As my favorites, I just adjust my equipment as I don't just want to be stuck just playing "demonstration quality" tunes just to show off my equipment.
The tunes of past days are what they are and if the equipment will not play nice with them - we must adjust the equipment as that is what we do - right??
Bill, we are not saying that the tunes that are not audiophile quality are not worthy of listening too. Far from it. If that were
the case, I/we wouldn't listen to 95% of what I/we listen too. HRDROKN asked a question and there were some answers that were spot on. A great system will
make sub-par recordings sound like ass. It will even make recordings that previously sounded great on a lesser system sound, well.....not so good anymore. It's the nature of the beast.
He was just asking if the source material can make or break the sound. Well, that's obvious. Yes.
Does that change what we want to listen too? For some, maybe. For others, no. For many? It doesn't matter. They just want to listen to the music. This has been the case since the introduction of recorded music. It doesn't matter what medium you get it from and it doesn't matter what source or rig it comes from.....folks just want to hear the music.

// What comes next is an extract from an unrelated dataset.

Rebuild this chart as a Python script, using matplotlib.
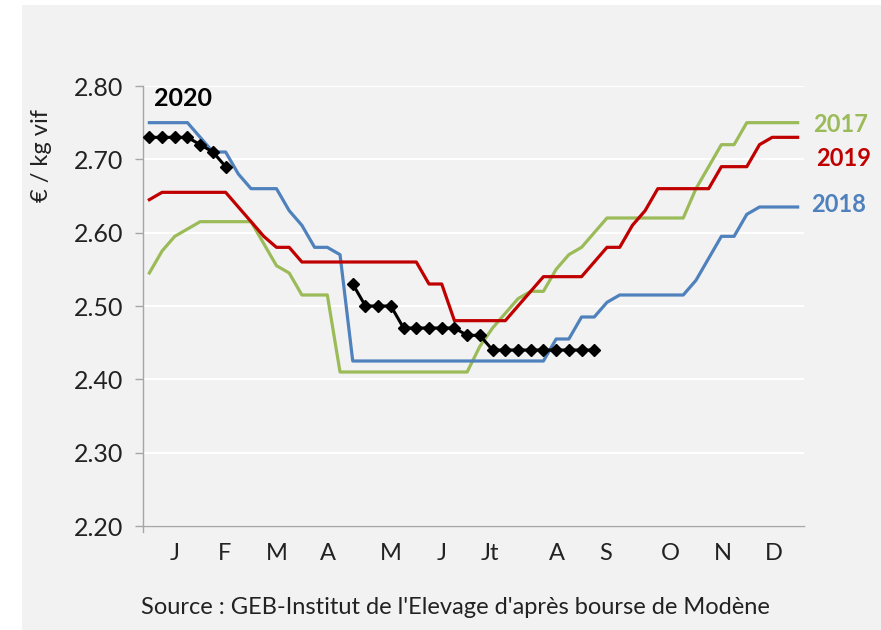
import numpy as np
import matplotlib.pyplot as plt
from matplotlib.patches import Rectangle

nan = np.nan

# weekly prices, 52 weeks
p2017 = [2.545, 2.575, 2.595, 2.605, 2.615, 2.615, 2.615, 2.615, 2.615, 2.585,
         2.555, 2.545, 2.515, 2.515, 2.515, 2.41, 2.41, 2.41, 2.41, 2.41,
         2.41, 2.41, 2.41, 2.41, 2.41, 2.41, 2.445, 2.47, 2.49, 2.51,
         2.52, 2.52, 2.55, 2.57, 2.58, 2.60, 2.62, 2.62, 2.62, 2.62,
         2.62, 2.62, 2.62, 2.66, 2.69, 2.72, 2.72, 2.75, 2.75, 2.75,
         2.75, 2.75]
p2018 = [2.75, 2.75, 2.75, 2.75, 2.73, 2.71, 2.71, 2.68, 2.66, 2.66,
         2.66, 2.63, 2.61, 2.58, 2.58, 2.57, 2.425, 2.425, 2.425, 2.425,
         2.425, 2.425, 2.425, 2.425, 2.425, 2.425, 2.425, 2.425, 2.425, 2.425,
         2.425, 2.425, 2.455, 2.455, 2.485, 2.485, 2.505, 2.515, 2.515, 2.515,
         2.515, 2.515, 2.515, 2.535, 2.565, 2.595, 2.595, 2.625, 2.635, 2.635,
         2.635, 2.635]
p2019 = [2.645, 2.655, 2.655, 2.655, 2.655, 2.655, 2.655, 2.635, 2.615, 2.595,
         2.58, 2.58, 2.56, 2.56, 2.56, 2.56, 2.56, 2.56, 2.56, 2.56,
         2.56, 2.56, 2.53, 2.53, 2.48, 2.48, 2.48, 2.48, 2.48, 2.50,
         2.52, 2.54, 2.54, 2.54, 2.54, 2.56, 2.58, 2.58, 2.61, 2.63,
         2.66, 2.66, 2.66, 2.66, 2.66, 2.69, 2.69, 2.69, 2.72, 2.73,
         2.73, 2.73]
p2020 = [2.73, 2.73, 2.73, 2.73, 2.72, 2.71, 2.69, nan, nan, nan,
         nan, nan, nan, nan, nan, nan, 2.53, 2.50, 2.50, 2.50,
         2.47, 2.47, 2.47, 2.47, 2.47, 2.46, 2.46, 2.44, 2.44, 2.44,
         2.44, 2.44, 2.44, 2.44, 2.44, 2.44] + [nan] * 16

months = ['J', 'F', 'M', 'A', 'M', 'J', 'Jt', 'A', 'S', 'O', 'N', 'D']
month_pos = [2.5, 6.4, 10.55, 14.55, 19.5, 23.5, 27.3, 32.6, 36.4, 41.5, 45.6, 49.6]

bg = '#f2f2f2'
c17, c18, c19 = '#9bbb59', '#4f81bd', '#c00000'
plt.rcParams['font.family'] = ['Lato', 'DejaVu Sans']

fig = plt.figure(figsize=(8.81, 6.3), dpi=100, facecolor='white')
fig.patches.append(Rectangle((22 / 881, 0), 1, 1 - 5 / 630, transform=fig.transFigure,
                             facecolor=bg, edgecolor='none', zorder=-10))
ax = fig.add_axes([143 / 881, 1 - 526 / 630, 661 / 881, 440 / 630])
ax.set_facecolor(bg)

x = np.arange(52) + 0.5
ax.plot(x, p2017, color=c17, lw=2.3, zorder=3)
ax.plot(x, p2018, color=c18, lw=2.3, zorder=3)
ax.plot(x, p2019, color=c19, lw=2.3, zorder=3)
ax.plot(x, p2020, color='black', lw=2.2, marker='D', markersize=6.5, zorder=4)

ax.set_xlim(0, 52)
ax.set_ylim(2.2, 2.8)
ax.set_yticks(np.arange(2.2, 2.81, 0.1))
ax.set_yticklabels(['%.2f' % v for v in np.arange(2.2, 2.81, 0.1)])
ax.grid(axis='y', color='white', lw=1.5)
ax.set_axisbelow(True)
ax.set_xticks(month_pos)
ax.set_xticklabels(months)
ax.tick_params(axis='x', length=0, pad=12, labelsize=17, labelcolor='#222222')
ax.tick_params(axis='y', length=6, width=1, color='#a6a6a6', pad=8, labelsize=18,
               labelcolor='#222222')
for s in ['top', 'right']:
    ax.spines[s].set_visible(False)
for s in ['left', 'bottom']:
    ax.spines[s].set_color('#a6a6a6')
    ax.spines[s].set_linewidth(1)
# small tick below the origin
ax.plot([0, 0], [2.2, 2.192], color='#a6a6a6', lw=1, clip_on=False)

fig.text(42 / 881, 1 - 156 / 630, '€ / kg vif', rotation=90, ha='center', va='center',
         fontsize=17, color='#222222')
fig.text(813 / 881, 1 - 124 / 630, '2017', color=c17, fontsize=17, fontweight='bold',
         va='center')
fig.text(816 / 881, 1 - 158 / 630, '2019', color=c19, fontsize=17, fontweight='bold',
         va='center')
fig.text(811 / 881, 1 - 205 / 630, '2018', color=c18, fontsize=17, fontweight='bold',
         va='center')
fig.text(154 / 881, 1 - 99 / 630, '2020', color='black', fontsize=18, fontweight='bold',
         va='center')
fig.text(455 / 881, 1 - 608 / 630, "Source : GEB-Institut de l'Elevage d'après bourse de Modène",
         ha='center', va='center', fontsize=17, color='#222222')

fig.savefig('out.png', dpi=100, facecolor=fig.get_facecolor())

I must admit [and I don't believe I have ever admitted this before] that when I evaluate a rig, component, cable or what have you that will be introduced into my rig, it must fit all of my criteria......which is seemingly endless. One of the most important criteria is the fact that whatever is introduced into the rig must play everything well. Not just the audiophile recordings. It must do well on everything from Bob Marley in his early non-studio ranshack of a building [if you could even call it that] recordings to early recordings of Little Feat to Bon Jovi's first album with the song "Runaway". It must also be able to do AC/DC, Beatles, BB King, Mic Fleetwood, Air Supply, Queensryche, Kenny Chesney and even Eminem to realistic reproductive qualities. Then it must pass all of the Telarc, Bermester, audiophile SACD's and other audiophile stuff I have with finesse, clarity, musicality and authority. My music is all over the place and I don't want a rig to shine on one thing or one genre only.
While my rig can shine incredibly well on reference albums and [truly] dynamic albums, it means nothing
without the other 95% or more of music that I have at my disposal. All of the music I have, I have on a hard medium. In other words, it's mine. Many times, I have 6 or 7 copies of the same album on different mediums and with different versions and remasters. Of course I try to get the best source material I can get to achieve the most revealing results. While I will admit the "best" recording isn't always the best, it does not discount the fact that I still love the musical reproduction as I listen.
It's all a compromise. We all do it. Otherwise we would settle for nothing less than live. Can I have a better system for reference albums? Yes. Do I want it? No. Do I want a system that shines on my reference and dynamic albums as well as every other genre of music I have in my library? You bet. I'll admit, I compromised. All without altering the source at all. No EQ, no tone controls or other altering special "buttons".
That still doesn't change the fact that when the system becomes more revealing, the source material can make or break the sound.